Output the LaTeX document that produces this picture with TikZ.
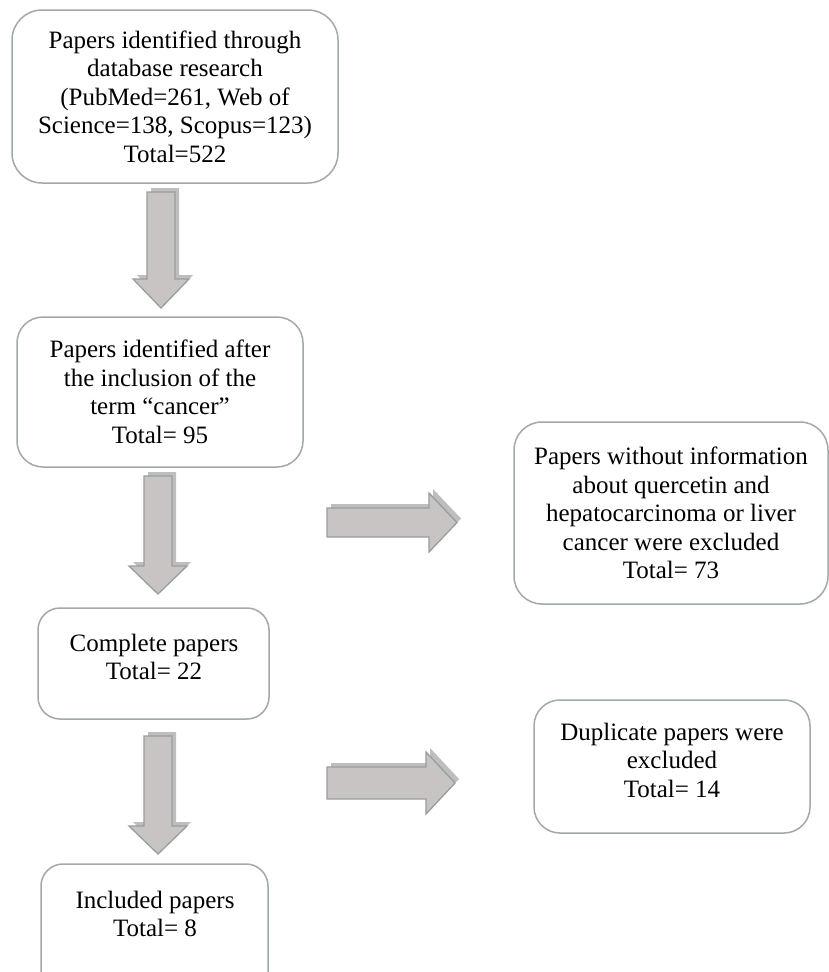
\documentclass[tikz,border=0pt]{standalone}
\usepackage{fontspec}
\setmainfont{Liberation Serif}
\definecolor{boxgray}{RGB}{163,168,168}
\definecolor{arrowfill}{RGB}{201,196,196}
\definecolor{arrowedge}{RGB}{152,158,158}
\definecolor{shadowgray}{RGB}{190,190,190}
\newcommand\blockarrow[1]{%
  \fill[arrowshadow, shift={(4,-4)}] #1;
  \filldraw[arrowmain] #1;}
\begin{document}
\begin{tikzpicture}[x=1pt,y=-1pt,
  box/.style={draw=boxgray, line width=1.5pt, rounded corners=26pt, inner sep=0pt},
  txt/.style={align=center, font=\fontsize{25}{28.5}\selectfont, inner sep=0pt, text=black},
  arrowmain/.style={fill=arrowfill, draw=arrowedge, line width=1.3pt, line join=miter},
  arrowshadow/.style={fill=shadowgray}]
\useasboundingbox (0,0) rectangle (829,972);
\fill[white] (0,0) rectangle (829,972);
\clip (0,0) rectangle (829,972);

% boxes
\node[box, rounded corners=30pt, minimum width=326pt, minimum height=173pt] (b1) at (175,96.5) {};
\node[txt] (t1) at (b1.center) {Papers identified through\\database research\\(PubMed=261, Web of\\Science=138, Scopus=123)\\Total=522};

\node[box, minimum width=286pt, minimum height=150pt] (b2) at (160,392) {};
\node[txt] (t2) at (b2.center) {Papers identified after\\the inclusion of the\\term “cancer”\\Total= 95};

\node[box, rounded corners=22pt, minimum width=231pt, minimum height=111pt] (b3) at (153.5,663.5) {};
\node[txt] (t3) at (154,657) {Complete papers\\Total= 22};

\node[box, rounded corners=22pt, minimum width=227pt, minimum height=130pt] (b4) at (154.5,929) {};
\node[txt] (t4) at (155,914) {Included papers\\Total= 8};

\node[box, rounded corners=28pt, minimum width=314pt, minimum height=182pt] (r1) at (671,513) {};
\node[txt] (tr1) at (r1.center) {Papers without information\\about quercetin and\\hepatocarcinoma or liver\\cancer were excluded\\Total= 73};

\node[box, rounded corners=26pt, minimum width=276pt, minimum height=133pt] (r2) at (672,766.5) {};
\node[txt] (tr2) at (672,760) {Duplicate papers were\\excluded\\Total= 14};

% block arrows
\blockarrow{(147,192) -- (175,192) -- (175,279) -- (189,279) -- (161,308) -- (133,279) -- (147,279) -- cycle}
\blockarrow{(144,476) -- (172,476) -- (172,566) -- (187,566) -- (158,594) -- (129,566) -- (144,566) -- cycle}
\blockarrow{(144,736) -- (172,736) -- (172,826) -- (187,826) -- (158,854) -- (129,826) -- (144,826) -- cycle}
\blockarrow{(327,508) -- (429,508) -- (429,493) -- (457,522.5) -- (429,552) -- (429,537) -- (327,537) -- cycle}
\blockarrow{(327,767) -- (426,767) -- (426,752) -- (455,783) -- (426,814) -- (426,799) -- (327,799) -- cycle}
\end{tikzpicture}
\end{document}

■ Written request ■
Quote, please, every line of the material above from its start through the line that has "(t3) at (154,657)", reproducing the words exactly and dropping any images.

■ Output of the exercise ■
Output the LaTeX document that produces this picture with TikZ.
\documentclass[tikz,border=0pt]{standalone}
\usepackage{fontspec}
\setmainfont{Liberation Serif}
\definecolor{boxgray}{RGB}{163,168,168}
\definecolor{arrowfill}{RGB}{201,196,196}
\definecolor{arrowedge}{RGB}{152,158,158}
\definecolor{shadowgray}{RGB}{190,190,190}
\newcommand\blockarrow[1]{%
  \fill[arrowshadow, shift={(4,-4)}] #1;
  \filldraw[arrowmain] #1;}
\begin{document}
\begin{tikzpicture}[x=1pt,y=-1pt,
  box/.style={draw=boxgray, line width=1.5pt, rounded corners=26pt, inner sep=0pt},
  txt/.style={align=center, font=\fontsize{25}{28.5}\selectfont, inner sep=0pt, text=black},
  arrowmain/.style={fill=arrowfill, draw=arrowedge, line width=1.3pt, line join=miter},
  arrowshadow/.style={fill=shadowgray}]
\useasboundingbox (0,0) rectangle (829,972);
\fill[white] (0,0) rectangle (829,972);
\clip (0,0) rectangle (829,972);

% boxes
\node[box, rounded corners=30pt, minimum width=326pt, minimum height=173pt] (b1) at (175,96.5) {};
\node[txt] (t1) at (b1.center) {Papers identified through\\database research\\(PubMed=261, Web of\\Science=138, Scopus=123)\\Total=522};

\node[box, minimum width=286pt, minimum height=150pt] (b2) at (160,392) {};
\node[txt] (t2) at (b2.center) {Papers identified after\\the inclusion of the\\term “cancer”\\Total= 95};

\node[box, rounded corners=22pt, minimum width=231pt, minimum height=111pt] (b3) at (153.5,663.5) {};
\node[txt] (t3) at (154,657) {Complete papers\\Total= 22};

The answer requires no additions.